Torres hit a standard-issue line drive single to center, loading the bases, though there's nothing standard-issue about Torres coming up big (3-for-4 with a home run, bunt single and the other single) after such a long stretch of anguished effort at the plate. (Here I was ready to retire the guy in my most recent blog; turns out, all he needed was a couple days off).

Then, another grounder to first base, a slow roller hit by Manny Burriss. Santana flubbed it; a real Little League error. More evidence of the pixie dust: They were the first two errors of the year at first in 21 games for Santana, who has played 50 games as catcher.

Santana actually could have thrown home for the force out because Stewart had gotten a bad start off third. Instead, a run was in and the bases remained loaded.

Then, Pablo Sandoval had the kind of productive out they teach in Single A, but that the Giants have rarely delivered: A fly ball deep enough to score a run and to move the runner from second to third with no outs.

It was an out worth two runs, because Torres next scored easily on Aubrey Huff's pop fly near the bullpen up the third base line. Third baseman Jack Hannahan caught the foul ball, but couldn't get a good throw off while backpedaling toward the bullpen.

That had to be Huff's shortest sacrifice fly of his career, and it turned out to be the game-winner.


It was appropriate that Santiago Casilla got the win, his first of the year. Victories for relievers are always a matter of luck and timing. And it was fortuitous that the Giants happened to score three in the sixth while he was the last pitcher of record. But that rally wouldn't have meant much if he hadn't shut down the bases loaded mess that starter Jonathan Sanchez left him with two outs in the fifth.

A beautiful 1-2 slider put away the big, powerful, but free-swinging Austin Kearns, keeping the game from spiraling out of control (aren't you glad the Giants never pursued him? He looks very one-dimensional).

I wonder if Indians fans were second guessing Manager Manny Acta's decision to stay with Kearns in that spot. Kearns was in the lineup to provide some pop against a lefty, but once a right hander came in, there was no reason to have him in there: he's a .170 hitter with 19 strikeouts in 46 at bats. (that's a rate of more than 200 strikeouts in a regular season).

Acta could have gone with Travis Hafner in that spot, and replaced Kearns with Michael Brantley in the outfield.

I'm pretty convinced that American League managers are far less equipped to deal with strategy than their N.L. counterparts.
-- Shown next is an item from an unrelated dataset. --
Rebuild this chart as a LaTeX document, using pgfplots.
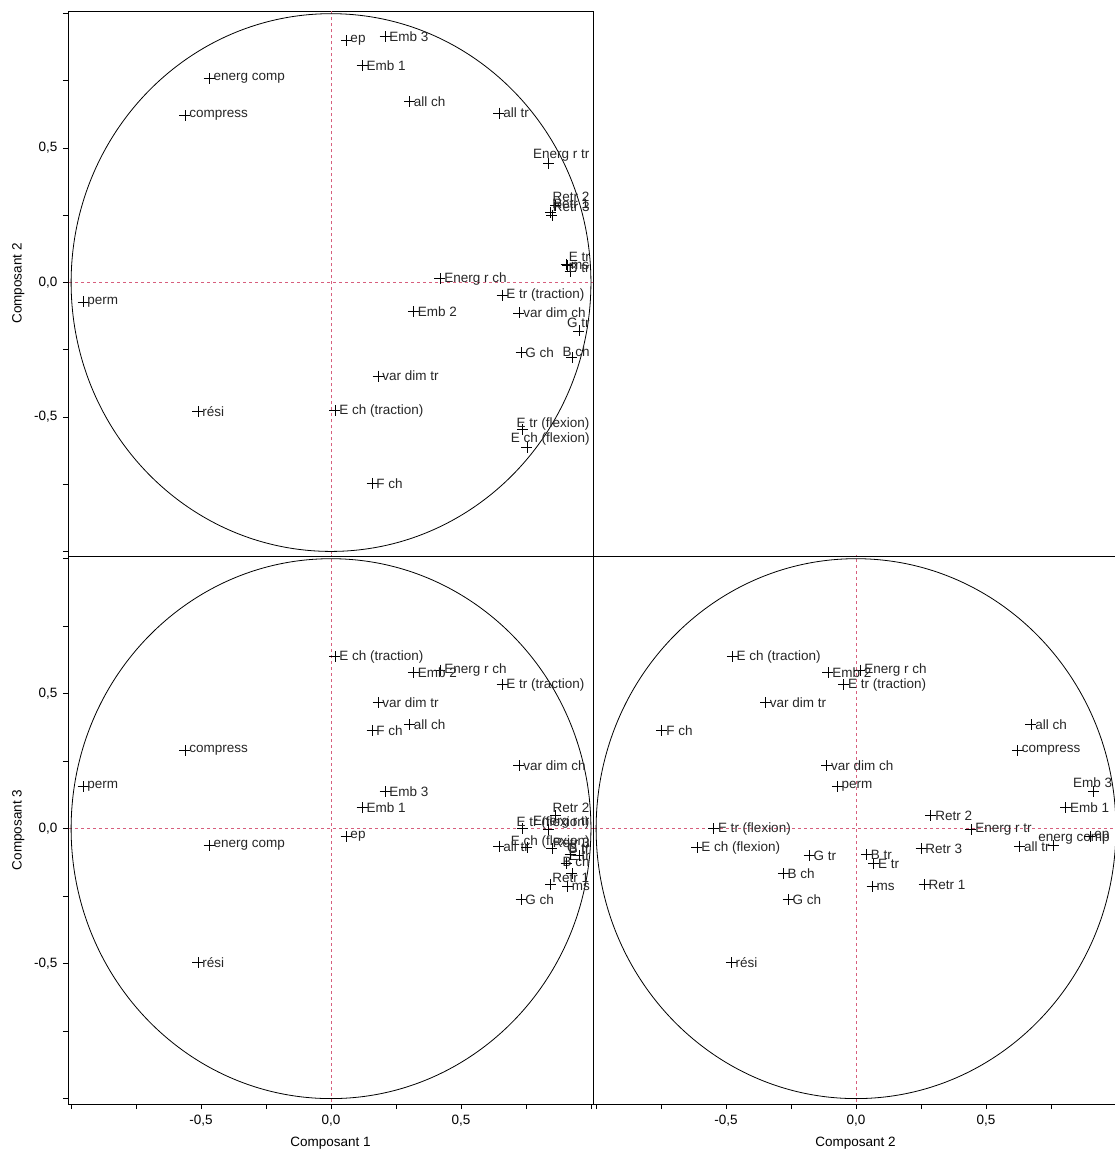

I never got the explanation for Aaron Rowand's presence in the lineup. Carrasco's numbers against right handed hitters were dominant (.199); not so much against left handers (.313). Rowand (.181) hasn't exactly been lighting it up against righties.
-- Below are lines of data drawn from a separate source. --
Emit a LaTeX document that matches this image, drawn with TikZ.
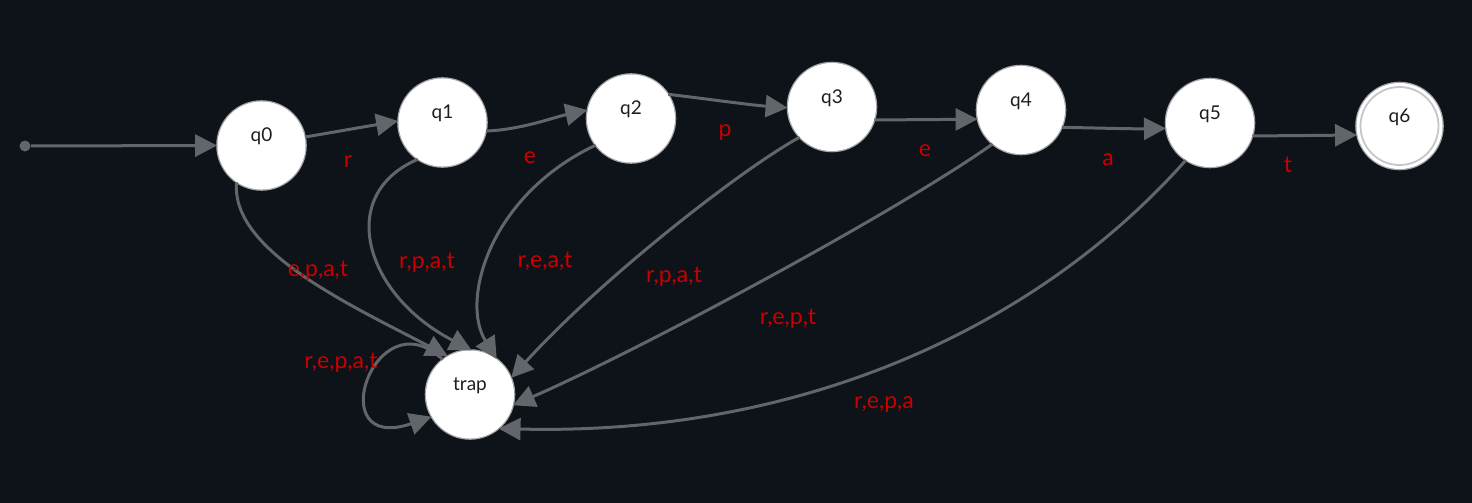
\documentclass[tikz,border=0pt]{standalone}
\usepackage{fontspec}
\setmainfont{Lato}
\usetikzlibrary{arrows.meta}
\definecolor{bgdark}{RGB}{14,18,25}
\definecolor{edgegray}{RGB}{98,101,105}
\definecolor{lblred}{RGB}{200,0,0}
\definecolor{statetxt}{RGB}{30,30,30}
\tikzset{
  state/.style={circle, fill=white, minimum size=44pt, inner sep=0pt,
    preaction={draw=white!62!bgdark, line width=1.3pt}},
  statename/.style={text=statetxt, font=\fontsize{9.5}{11}\selectfont, yshift=4.4pt},
  startdot/.style={circle, fill=edgegray, minimum size=5.5pt, inner sep=0pt},
  edge/.style={draw=edgegray, line width=1.5pt, -{Triangle[length=11pt,width=11pt]}},
  lbl/.style={text=lblred, font=\fontsize{11.5}{13}\selectfont, inner sep=0pt}
}
\begin{document}
\begin{tikzpicture}[x=0.5pt,y=-0.5pt]
  \fill[bgdark] (0,0) rectangle (1472,503);
  \useasboundingbox (0,0) rectangle (1472,503);

  % states
  \node[startdot] (s) at (25,146) {};
  \node[state, label={[statename]center:q0}] (q0) at (261.5,145.5) {};
  \node[state, label={[statename]center:q1}] (q1) at (442.5,122.5) {};
  \node[state, label={[statename]center:q2}] (q2) at (631,118.5) {};
  \node[state, label={[statename]center:q3}] (q3) at (832,107) {};
  \node[state, label={[statename]center:q4}] (q4) at (1021,110) {};
  \node[state, label={[statename]center:q5}] (q5) at (1210,123) {};
  \node[state, minimum size=43pt, label={[statename]center:q6}] (q6) at (1399.5,126) {};
  \draw[gray!45, line width=0.9pt] (q6.center) circle[radius=39];
  \node[state, label={[statename]center:trap}] (trap) at (470,394.5) {};

  % main chain
  \draw[edge] (s) -- (q0.west);
  \draw[edge] (q0.11) -- (q1.178);
  \draw[edge] (q1.349) .. controls (520,130) and (555,117) .. (q2.169);
  \draw[edge] (q2.33) .. controls (700,98) and (750,105) .. (q3.181);
  \draw[edge] (q3.-17) -- (q4.192);
  \draw[edge] (q4.-23) .. controls (1100,128) and (1130,129) .. (q5.187);
  \draw[edge] (q5.-17) -- (q6.192);

  % transitions into the trap state
  \draw[edge] (q0.236) .. controls (230,250) and (350,305) .. (trap.120);
  \draw[edge] (q1.236) .. controls (335,195) and (365,295) .. (trap.88);
  \draw[edge] (q2.217) .. controls (490,195) and (460,300) .. (trap.53);
  \draw[edge] (q3.223) .. controls (740,170) and (600,280) .. (trap.22);
  \draw[edge] (q4.230) .. controls (900,210) and (640,350) .. (trap.346);
  \draw[edge] (q5.237) .. controls (1035,330) and (798,436) .. (trap.310);
  \draw[edge] (trap.128) .. controls (375,295) and (320,455) .. (trap.210);

  % transition labels
  \node[lbl] (l01) at (348,162) {r};
  \node[lbl] (l12) at (530,158) {e};
  \node[lbl] (l23) at (725,133) {p};
  \node[lbl] (l34) at (925,151) {e};
  \node[lbl] (l45) at (1108,160) {a};
  \node[lbl] (l56) at (1288,165) {t};
  \node[lbl] (l0t) at (318,271) {e,p,a,t};
  \node[lbl] (l1t) at (427,263) {r,p,a,t};
  \node[lbl] (l2t) at (545,261) {r,e,a,t};
  \node[lbl] (l3t) at (674,277) {r,p,a,t};
  \node[lbl] (l4t) at (788,319) {r,e,p,t};
  \node[lbl] (l5t) at (884,405) {r,e,p,a};
  \node[lbl] (ltt) at (341,363) {r,e,p,a,t};
\end{tikzpicture}
\end{document}
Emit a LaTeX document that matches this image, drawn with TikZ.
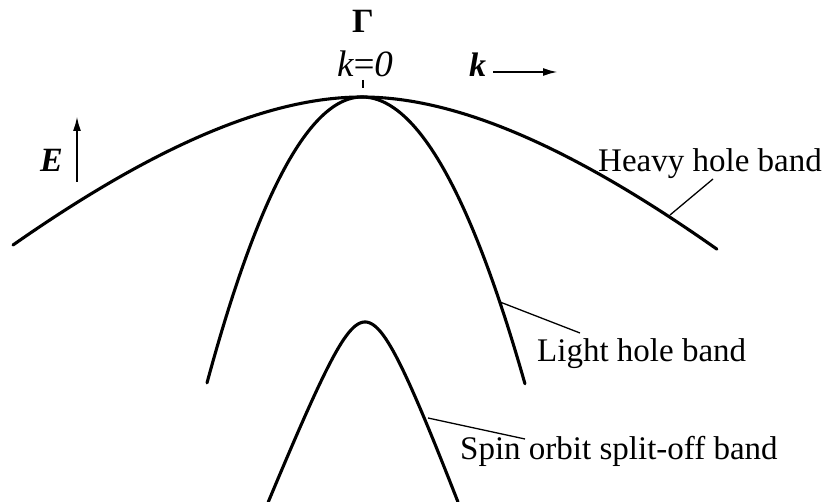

Rowand's discomfort against Carrasco was apparent: a weak jam-job pop up to first base, and a pair of  strikeouts. A real waste of space in the lineup.

He did make putouts in left and right, leading to a thought: I wonder how many times an outfielder has made putouts in all three outfield spots in a single game?
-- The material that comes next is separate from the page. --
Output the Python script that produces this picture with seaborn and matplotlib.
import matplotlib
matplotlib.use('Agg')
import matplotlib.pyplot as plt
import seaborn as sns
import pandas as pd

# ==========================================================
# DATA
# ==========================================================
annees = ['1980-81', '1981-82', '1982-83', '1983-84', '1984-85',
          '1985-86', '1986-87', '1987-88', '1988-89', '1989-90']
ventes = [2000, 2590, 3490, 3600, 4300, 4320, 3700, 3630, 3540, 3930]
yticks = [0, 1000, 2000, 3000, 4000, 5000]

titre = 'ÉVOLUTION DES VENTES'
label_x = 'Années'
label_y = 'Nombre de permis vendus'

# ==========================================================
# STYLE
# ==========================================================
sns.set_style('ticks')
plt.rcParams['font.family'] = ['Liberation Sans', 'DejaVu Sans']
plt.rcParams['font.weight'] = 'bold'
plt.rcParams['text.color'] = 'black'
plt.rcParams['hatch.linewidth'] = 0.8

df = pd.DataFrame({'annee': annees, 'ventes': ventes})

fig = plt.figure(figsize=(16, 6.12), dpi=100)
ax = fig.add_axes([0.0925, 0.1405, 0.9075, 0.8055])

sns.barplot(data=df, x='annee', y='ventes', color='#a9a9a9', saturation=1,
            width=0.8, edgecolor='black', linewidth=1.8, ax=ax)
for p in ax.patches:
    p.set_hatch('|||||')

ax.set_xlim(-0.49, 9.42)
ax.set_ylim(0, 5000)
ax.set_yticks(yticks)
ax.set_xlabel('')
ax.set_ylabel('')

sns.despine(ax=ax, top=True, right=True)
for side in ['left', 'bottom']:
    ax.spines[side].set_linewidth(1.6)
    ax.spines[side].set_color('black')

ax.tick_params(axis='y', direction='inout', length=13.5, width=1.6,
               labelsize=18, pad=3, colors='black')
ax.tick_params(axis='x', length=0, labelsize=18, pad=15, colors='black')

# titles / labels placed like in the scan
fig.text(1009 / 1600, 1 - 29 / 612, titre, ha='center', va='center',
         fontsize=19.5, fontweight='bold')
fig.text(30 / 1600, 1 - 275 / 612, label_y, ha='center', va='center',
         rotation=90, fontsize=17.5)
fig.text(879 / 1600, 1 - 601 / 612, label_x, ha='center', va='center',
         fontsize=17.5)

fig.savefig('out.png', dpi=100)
Stewart's throwing arm is a thing of beauty. His throw to first to pick off Santana (boy, after his two-run double, that poor kid just packed it in) was like a sniper shot, or an ambush. Santana never saw it coming. He makes the throw like he's a gun-slinging shortstop from deep in the hole, kind of a sidearm whipping motion.

I'll discount the replays that showed Santana may have gotten in under Huff's swipe tag. First base umpire Bob Davidson might have got swept up in the moment. More pixie dust?

When Buster Posey comes back, I wonder if the Giants would give Stewart an extra long look as the backup over Eli Whiteside, just for the defensive skills.


Justin Masterson, the big, strapping 6-foot-6, 250 pound right hander who goes up against Matt Cain today, has had a real roller coaster season.

He started out 5-0 with a 2.18 ERA in April, but has gone 0-5 since, with a 3.67 ERA. But he's been a tough-luck pitcher. Of his 10 starts since the end of April, he conceivably could have won six of them:

7 IP, 2 ER vs. Detroit (no decision)
7 IP, 1 ER vs. Los Angeles Angels (ND)
8 IP, 1 ER vs. Chicago White Sox (L)
7 IP, 2 ER vs. Boston (ND)
8 IP, 2 ER vs. Minn (ND)
6.1 IP, 2 ER vs. Detroit (L)

So, that's good news to know that he's a tough luck pitcher; bad to know that he's pitching well.


  1. NIce post. I watched that Stewart throw on the highlights. Nice throw, but it looked like Santana got back safely when Huff tagged him on his helmet. More pixie dust for the Jints.

  2. Hey, df, thanks. I agree. Replays showed he probably got his hand under the tag. But 1) Santana was so far off the bag, created so much daylight, and the throw was so good that first base umpire Bob "Son of Satch" Davidson had little choice but to call him out. 2) yes, another pixie dust moment.

    I made the adjustment in the post above.